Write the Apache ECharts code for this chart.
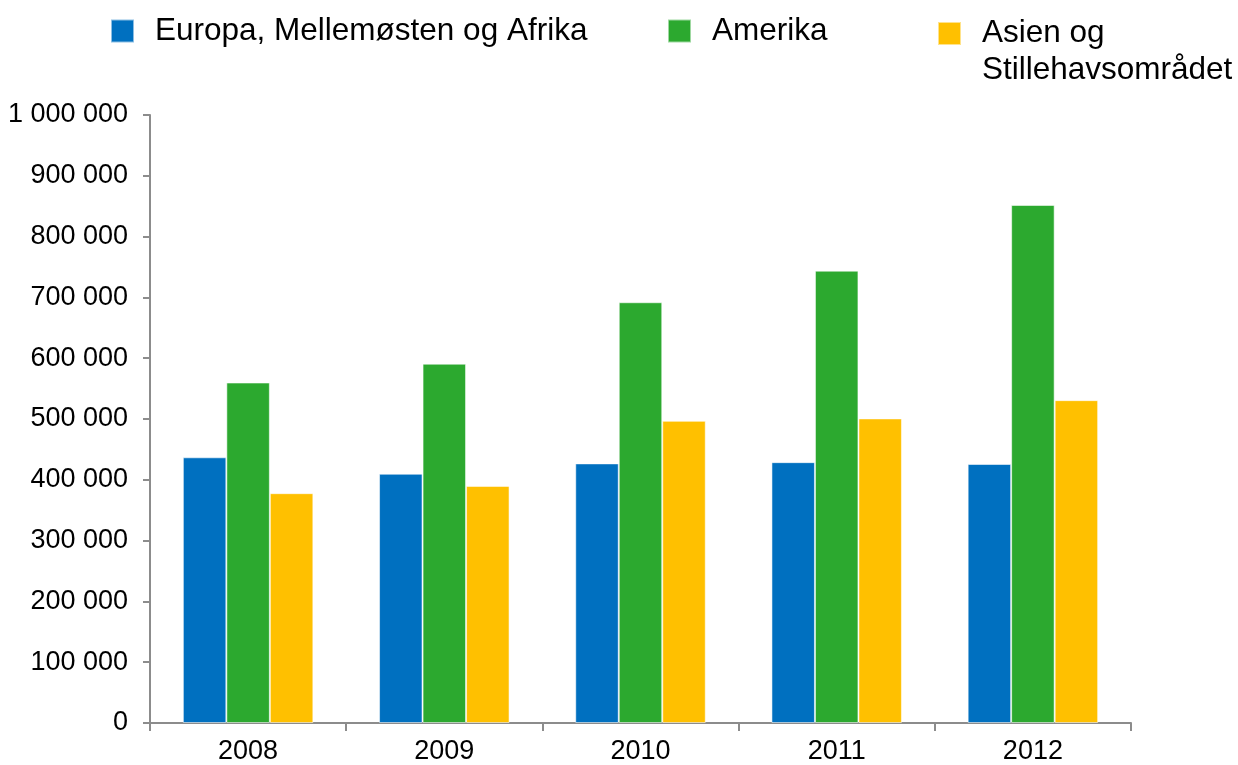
<!DOCTYPE html>
<html>
<head>
<meta charset="utf-8">
<script src="https://cdn.jsdelivr.net/npm/echarts@6/dist/echarts.min.js"></script>
<style>
  html, body { margin: 0; padding: 0; background: #fff; }
  #chart { width: 1238px; height: 765px; }
</style>
</head>
<body>
<div id="chart"></div>
<script>
// ==============================
// 데이터
// ==============================
const years = ['2008', '2009', '2010', '2011', '2012'];
const seriesNames = ['Europa, Mellemøsten og Afrika', 'Amerika', 'Asien og Stillehavsområdet'];
const emea = [437000, 410000, 427000, 429000, 426000];
const amerika = [560000, 591000, 692000, 744000, 852000];
const apac = [378000, 390000, 497000, 501000, 531000];

const colors = ['#0070C0', '#2CA92F', '#FFC000'];
const font = 'Liberation Sans, Arial, sans-serif';

const chart = echarts.init(document.getElementById('chart'));

function legendFor(name, left, top, extra) {
  return Object.assign({
    data: [name],
    left: left,
    top: top,
    padding: 0,
    icon: 'rect',
    itemWidth: 23,
    itemHeight: 23,
    selectedMode: false,
    textStyle: {
      color: '#000',
      fontSize: 31.5,
      fontFamily: font,
      padding: [0, 0, 0, 16]
    }
  }, extra || {});
}

const series = [emea, amerika, apac].map((data, i) => ({
  name: seriesNames[i],
  type: 'bar',
  barWidth: 43.5,
  barGap: 0,
  data: data,
  itemStyle: {
    color: colors[i],
    borderColor: 'rgba(255,255,255,0.55)',
    borderWidth: 1
  }
}));

chart.setOption({
  animation: false,
  color: colors,
  legend: [
    legendFor(seriesNames[0], 110, 15),
    legendFor(seriesNames[1], 667, 15),
    // 두 줄 라벨: 아이콘 정사각형을 위쪽에 두고 높이를 늘려 첫 줄과 맞춤
    legendFor(seriesNames[2], 937, 15, {
      icon: 'path://M0,0H23V23H0Z M0,60H23V60H0Z',
      itemHeight: 60,
      formatter: () => 'Asien og\nStillehavsområdet',
      textStyle: {
        color: '#000',
        fontSize: 31.5,
        fontFamily: font,
        lineHeight: 37,
        padding: [0, 0, 0, 16]
      }
    })
  ],
  grid: {
    left: 150,
    right: 107,
    top: 115,
    bottom: 42,
    containLabel: false,
    outerBoundsMode: 'none'
  },
  xAxis: {
    type: 'category',
    data: years,
    axisLine: { lineStyle: { color: '#8C8C8C', width: 2 } },
    axisTick: { show: true, length: 8, lineStyle: { color: '#8C8C8C', width: 2 } },
    axisLabel: {
      color: '#000',
      fontSize: 27,
      fontFamily: font,
      margin: 15
    }
  },
  yAxis: {
    type: 'value',
    min: 0,
    max: 1000000,
    interval: 100000,
    axisLine: { show: true, lineStyle: { color: '#8C8C8C', width: 2 } },
    axisTick: { show: true, length: 7, lineStyle: { color: '#8C8C8C', width: 2 } },
    splitLine: { show: false },
    axisLabel: {
      color: '#000',
      fontSize: 27,
      fontFamily: font,
      margin: 22,
      formatter: v => String(v).replace(/\B(?=(\d{3})+(?!\d))/g, ' ')
    }
  },
  series
});
</script>
</body>
</html>
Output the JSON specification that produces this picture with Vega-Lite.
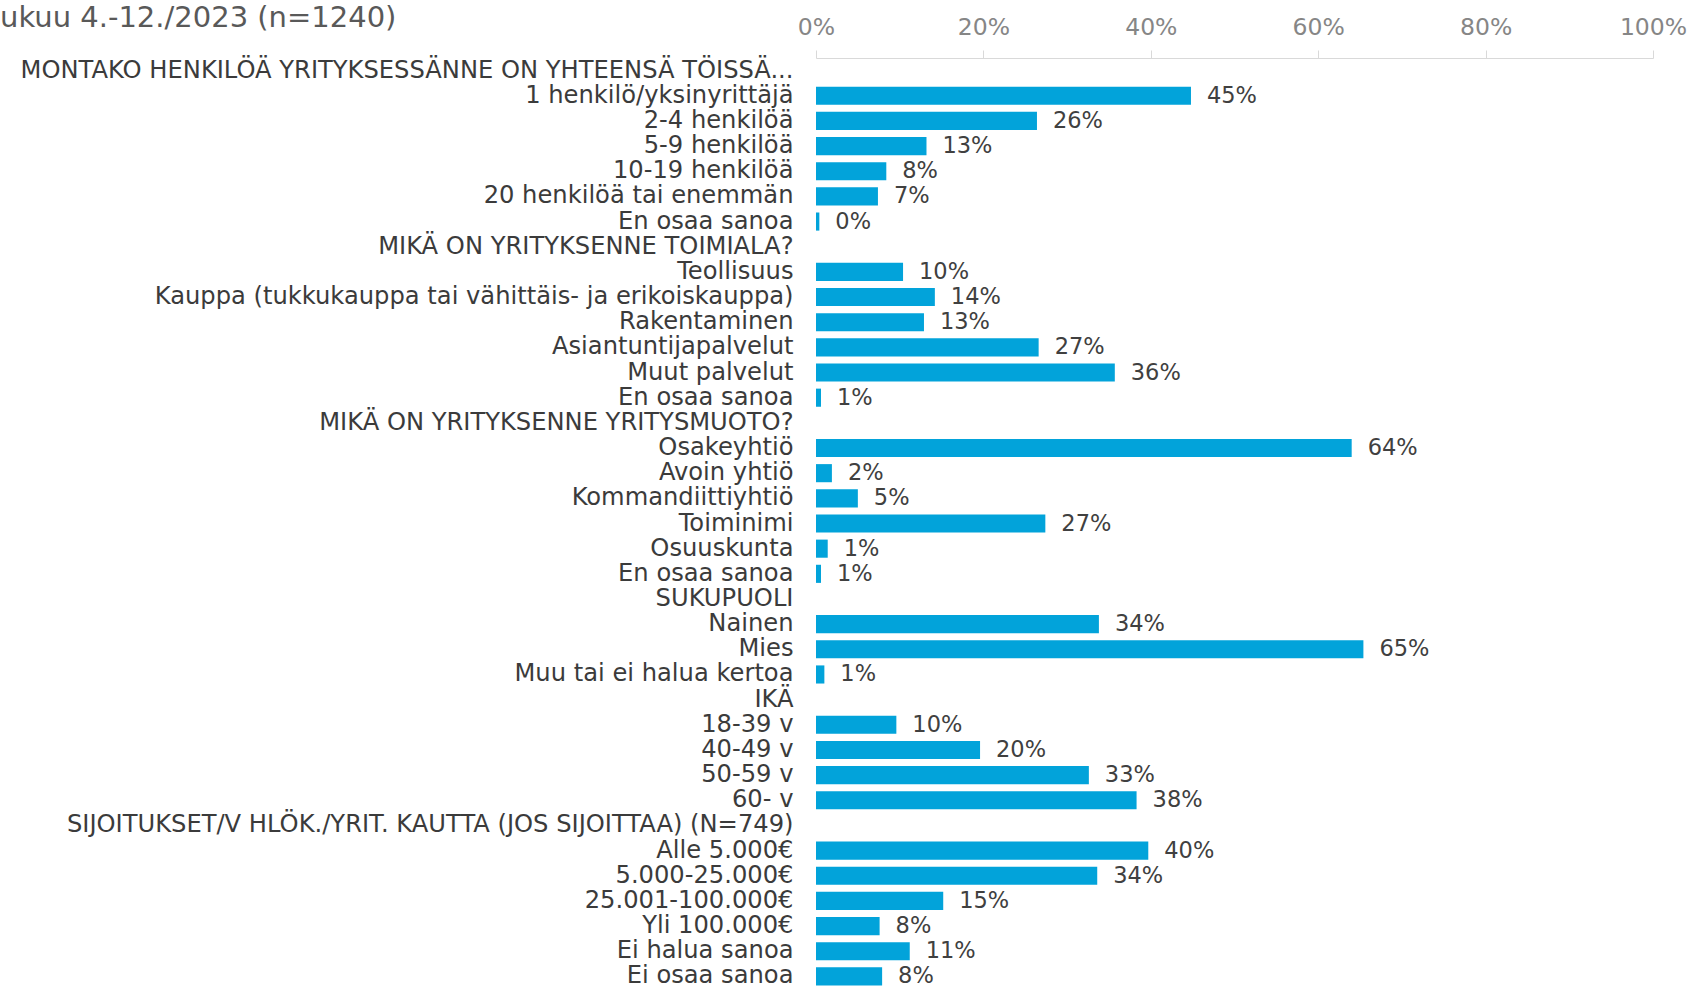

> **What you should do**
The material above must be printed exactly, with its pictures left out.

> **Output**
Write the Apache ECharts code for this chart.
<!DOCTYPE html>
<html>
<head>
<meta charset="utf-8">
<script src="https://cdn.jsdelivr.net/npm/echarts@6/dist/echarts.min.js"></script>
<style>
  html, body { margin: 0; padding: 0; background: #fff; }
  #chart { width: 1238px; height: 765px; }
</style>
</head>
<body>
<div id="chart"></div>
<script>
// ==============================
// 데이터
// ==============================
const years = ['2008', '2009', '2010', '2011', '2012'];
const seriesNames = ['Europa, Mellemøsten og Afrika', 'Amerika', 'Asien og Stillehavsområdet'];
const emea = [437000, 410000, 427000, 429000, 426000];
const amerika = [560000, 591000, 692000, 744000, 852000];
const apac = [378000, 390000, 497000, 501000, 531000];

const colors = ['#0070C0', '#2CA92F', '#FFC000'];
const font = 'Liberation Sans, Arial, sans-serif';

const chart = echarts.init(document.getElementById('chart'));

function legendFor(name, left, top, extra) {
  return Object.assign({
    data: [name],
    left: left,
    top: top,
    padding: 0,
    icon: 'rect',
    itemWidth: 23,
    itemHeight: 23,
    selectedMode: false,
    textStyle: {
      color: '#000',
      fontSize: 31.5,
      fontFamily: font,
      padding: [0, 0, 0, 16]
    }
  }, extra || {});
}

const series = [emea, amerika, apac].map((data, i) => ({
  name: seriesNames[i],
  type: 'bar',
  barWidth: 43.5,
  barGap: 0,
  data: data,
  itemStyle: {
    color: colors[i],
    borderColor: 'rgba(255,255,255,0.55)',
    borderWidth: 1
  }
}));

chart.setOption({
  animation: false,
  color: colors,
  legend: [
    legendFor(seriesNames[0], 110, 15),
    legendFor(seriesNames[1], 667, 15),
    // 두 줄 라벨: 아이콘 정사각형을 위쪽에 두고 높이를 늘려 첫 줄과 맞춤
    legendFor(seriesNames[2], 937, 15, {
      icon: 'path://M0,0H23V23H0Z M0,60H23V60H0Z',
      itemHeight: 60,
      formatter: () => 'Asien og\nStillehavsområdet',
      textStyle: {
        color: '#000',
        fontSize: 31.5,
        fontFamily: font,
        lineHeight: 37,
        padding: [0, 0, 0, 16]
      }
    })
  ],
  grid: {
    left: 150,
    right: 107,
    top: 115,
    bottom: 42,
    containLabel: false,
    outerBoundsMode: 'none'
  },
  xAxis: {
    type: 'category',
    data: years,
    axisLine: { lineStyle: { color: '#8C8C8C', width: 2 } },
    axisTick: { show: true, length: 8, lineStyle: { color: '#8C8C8C', width: 2 } },
    axisLabel: {
      color: '#000',
      fontSize: 27,
      fontFamily: font,
      margin: 15
    }
  },
  yAxis: {
    type: 'value',
    min: 0,
    max: 1000000,
    interval: 100000,
    axisLine: { show: true, lineStyle: { color: '#8C8C8C', width: 2 } },
    axisTick: { show: true, length: 7, lineStyle: { color: '#8C8C8C', width: 2 } },
    splitLine: { show: false },
    axisLabel: {
      color: '#000',
      fontSize: 27,
      fontFamily: font,
      margin: 22,
      formatter: v => String(v).replace(/\B(?=(\d{3})+(?!\d))/g, ' ')
    }
  },
  series
});
</script>
</body>
</html>
Output the JSON specification that produces this picture with Vega-Lite.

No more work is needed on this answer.